Sunday, August 9, 2009

Pentablocks and beautiful geometric puzzles

The NYC Math Circle facebook page asked:

What is the ratio of the blue area to the area of the whole regular star in this picture?

This problem has a very beautiful answer, but it's hard for most people to visualize, unless they have a lot of geometric intuition. You might want to try playing with it for a while before visiting the discussion in the NYC Math Circle Facebook page.

The Pentablocks I showed to the New York Math Circle Teachers summer workshop last week provide a very easy way to visually construct and/or confirm the solution to the problem above.

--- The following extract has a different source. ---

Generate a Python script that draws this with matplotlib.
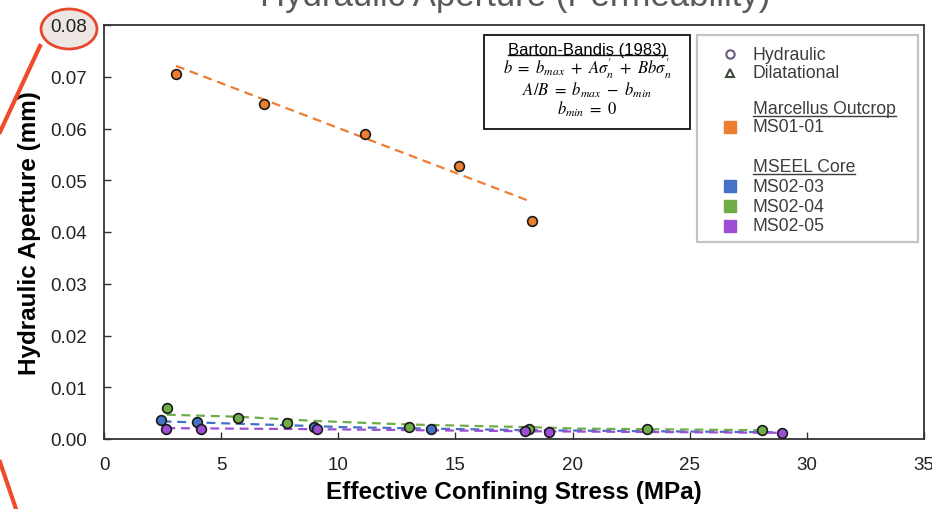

Pentablocks are a very nice way to develop your geometric intuition in understanding the relationships in pentagons, pentagrams, and related polygons, the golden ratio (phi), Penrose tilings (quasicrystals), and more. As their name suggests, Pentablocks are based on pentagons and pentagrams (five-pointed stars). All their angles are multiples of 18 degrees, and all their side-lengths are related to one another by the golden ratio, phi.

The more traditional (and easier to find) Pattern Blocks are based on hexagons. All their components have angles which are multiples of 15 degrees, and all their dimensions are related to one another by 1, 2, and the square root of 3.

You can use either set to tessellate, but the Pentablock tessellations are far more complex than the traditional pattern block tessellations.

I'll bring sets of both types of blocks to our Labor Day weekend picnic so you can explore more relationships with them.

1 comment:

mskmoorthy said...

Here are three puzzles for our middle school students (I did not check the literature to see whether these puzzles have appeared in the past - last question was inspired while reading Euclid's Elements)
1) Divide a triangle into two triangles of equal area (using compass and straight edge).
2) Divide a triangle into two triangles of areas p/q and 1-p/q (assuming that the original area of the triangle is 1).
3) Divide a triangle into two triangles whose ratio of areas is a golden ratio.